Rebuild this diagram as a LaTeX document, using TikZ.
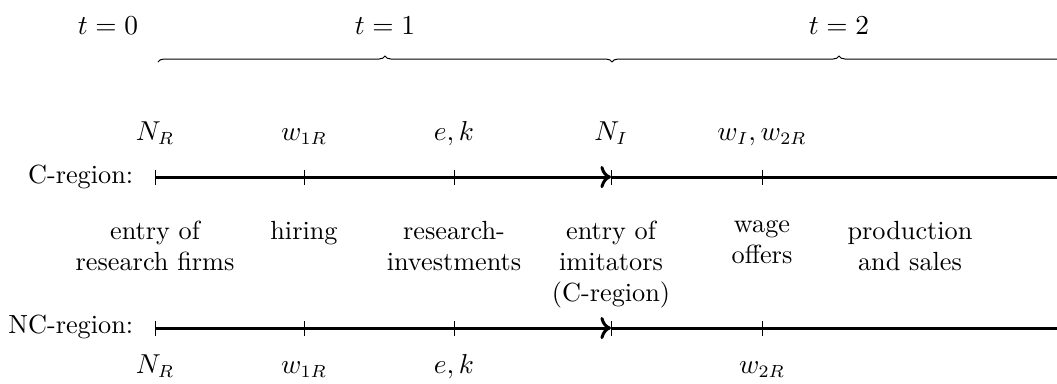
\documentclass[tikz,border=0pt]{standalone}
\usetikzlibrary{decorations.pathreplacing, arrows.meta}

\tikzset{
  timeline/.style={line width=1.2pt},
  tickmark/.style={line width=0.4pt},
  period/.style={decorate, decoration={brace, amplitude=2.4pt}, line width=0.4pt},
  event/.style={anchor=north, align=center},
  value/.style={anchor=base}
}

\begin{document}
\begin{tikzpicture}[x=0.4pt, y=-0.4pt, font=\fontsize{10.5}{12.5}\selectfont]
       \useasboundingbox (0,0) rectangle (1057,383);

       % periods
       \node[value] (t0) at (108,34) {$t=0$};
       \node[value] (t1) at (385,34) {$t=1$};
       \node[value] (t2) at (839,34) {$t=2$};
       \coordinate (b0) at (158,62);
       \coordinate (b1) at (612,62);
       \coordinate (b2) at (1066,62);
       \draw[period] (b0) -- (b1);
       \draw[period] (b1) -- (b2);

       % the two time lines
       \foreach \i/\x in {1/155, 2/304, 3/454, 4/611, 5/762, 6/1058} {
         \coordinate (c\i) at (\x,177);
         \coordinate (n\i) at (\x,328);
         \draw[tickmark] ([yshift=-3pt]c\i) -- ([yshift=3pt]c\i);
         \draw[tickmark] ([yshift=-3pt]n\i) -- ([yshift=3pt]n\i);
       }
       \draw[timeline,->] (c1) -- (c4);
       \draw[timeline] (c4) -- (c6);
       \draw[timeline,->] (n1) -- (n4);
       \draw[timeline] (n4) -- (n6);

       \node[anchor=base east] (creg) at (142,183) {C-region:};
       \node[anchor=base east] (nreg) at (142,333) {NC-region:};

       % C-region values
       \node[value] (cNR) at (155,140) {$N_R$};
       \node[value] (cw1) at (304,140) {$w_{1R}$};
       \node[value] (cek) at (454,140) {$e,k$};
       \node[value] (cNI) at (611,140) {$N_I$};
       \node[value] (cw2) at (762,140) {$w_I,w_{2R}$};

       % events
       \node[event] (entry) at (155,212) {entry of\\research firms};
       \node[event] (hire) at (304,212) {hiring};
       \node[event] (invest) at (454,212) {research-\\investments};
       \node[event] (imit) at (611,212) {entry of\\imitators\\(C-region)};
       \node[event] (wage) at (762,212) {wage\\offers};
       \node[event] (prod) at (910,212) {production\\and sales};

       % NC-region values
       \node[value] (nNR) at (155,373) {$N_R$};
       \node[value] (nw1) at (304,373) {$w_{1R}$};
       \node[value] (nek) at (454,373) {$e,k$};
       \node[value] (nw2) at (762,373) {$w_{2R}$};
\end{tikzpicture}
\end{document}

Task prompt
Write out again, exactly, the lines from the start of the listing up to the line containing "(0,0) rectangle (1057,383);", with both ends and without pictures.

Written answer
Rebuild this diagram as a LaTeX document, using TikZ.
\documentclass[tikz,border=0pt]{standalone}
\usetikzlibrary{decorations.pathreplacing, arrows.meta}

\tikzset{
  timeline/.style={line width=1.2pt},
  tickmark/.style={line width=0.4pt},
  period/.style={decorate, decoration={brace, amplitude=2.4pt}, line width=0.4pt},
  event/.style={anchor=north, align=center},
  value/.style={anchor=base}
}

\begin{document}
\begin{tikzpicture}[x=0.4pt, y=-0.4pt, font=\fontsize{10.5}{12.5}\selectfont]
       \useasboundingbox (0,0) rectangle (1057,383);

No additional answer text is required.